O relatório destaca que plataformas como Discord e WhatsApp têm sido usadas para envolver crianças e adolescentes na partilha de conteúdos inapropriados. Foram identificados grupos criados por menores de 10 a 13 anos, nos quais são divulgados conteúdos pornográficos e de extrema violência.
O documento refere ainda uma “elevada prevalência” de distribuição de pornografia através de redes como Instagram, Telegram e YouTube, além da Darknet, onde adultos continuam a partilhar conteúdos de abuso e exploração sexual de crianças.
Emojis com duplo sentido
Para além dos conteúdos extremistas e da criminalidade digital, há também códigos subtis que escapam à vigilância parental, como o duplo sentido dos emojis nas conversas online.
Esta semana, a Polícia de Segurança Pública (PSP) alertou pais e educadores para os riscos da era digital, sublinhando, em comunicado, a importância de monitorizar a atividade online dos jovens. Um dos perigos identificados é o duplo sentido dos emojis, que podem ter significados ocultos em conversas sobre sexo ou drogas.

Fonte: PSP
Como garantir a segurança dos adolescentes?
Esta é a pergunta que todos fazem e para a qual não há ainda soluções definitivas, mas muitas respostas tentativas. Perante o cenário atual, cabe aos pais, educadores e decisores políticos tomar medidas para garantir um ambiente seguro para os adolescentes, mesmo dentro de casa. Algumas sugestões incluem:
- Educação digital: Ensinar crianças e jovens sobre os riscos da Internet, ajudando-os a identificar e prevenir situações perigosas. Esta aprendizagem deve ser acompanhada pelos adultos que, tantas vezes, desconhecem o mundo digital.
- Monitorização parental: Utilizar ferramentas de controlo parental para restringir o acesso a conteúdo inadequado e acompanhar a atividade online dos filhos.
- Diálogo aberto: Criar um ambiente de confiança onde os adolescentes se sintam seguros para partilhar preocupações e experiências online, sem recriminações.
- Regras claras: Limites de tempo e de utilização, por exemplo, não permitindo o uso de telemóveis no quarto.
- Legislação mais rigorosa: Pressionar para que sejam implementadas medidas legais que protejam os menores da exposição a conteúdos nocivos e do aliciamento online.
- Regulação das redes sociais: Exigir que as plataformas digitais sejam mais rigorosas na proteção de menores e na remoção de conteúdo inadequado não deixar os adolescentes (e não só) entregues ao “fatalismo” dos algoritmos.
A parentalidade é sempre desafiadora e, certamente, muitas outras gerações sentiram medo do desconhecido. Contudo, apesar da dimensão das provações que ficaram para trás, nunca nenhuma geração teve filhos nascidos e criados com smartphones, por isso, estamos em águas desconhecidas.

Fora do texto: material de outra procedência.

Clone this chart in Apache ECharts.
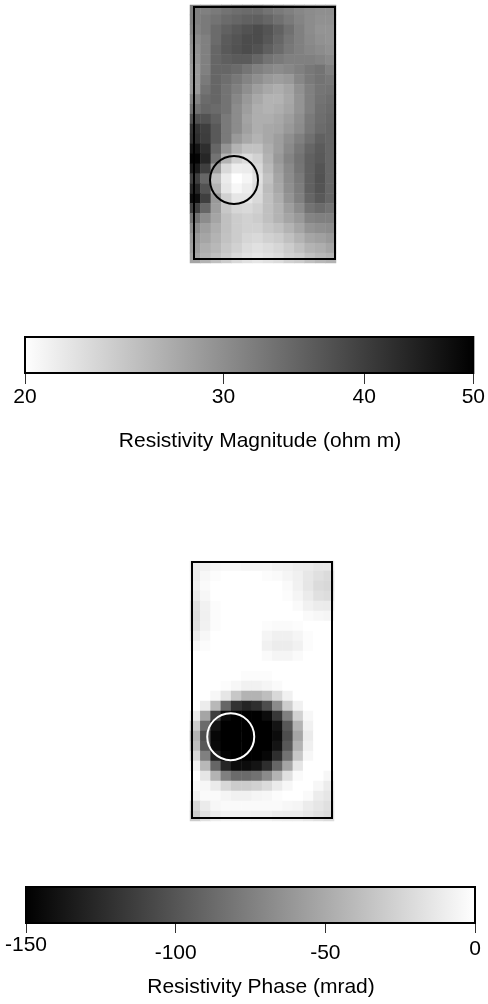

A boa notícia é que podemos navegar esta onda de mediatismo para procurar coletivamente soluções para o tema. Se uma história ficcional, inspirada em vários episódios reais, tem o poder de provocar tantas conversas, é porque estas estavam à espera de acontecer.
Se antes trancar a porta de casa bastava para proteger um filho, hoje essa segurança exige uma parentalidade mais consciente, diálogo aberto e políticas eficazes. Estamos preparados para isso?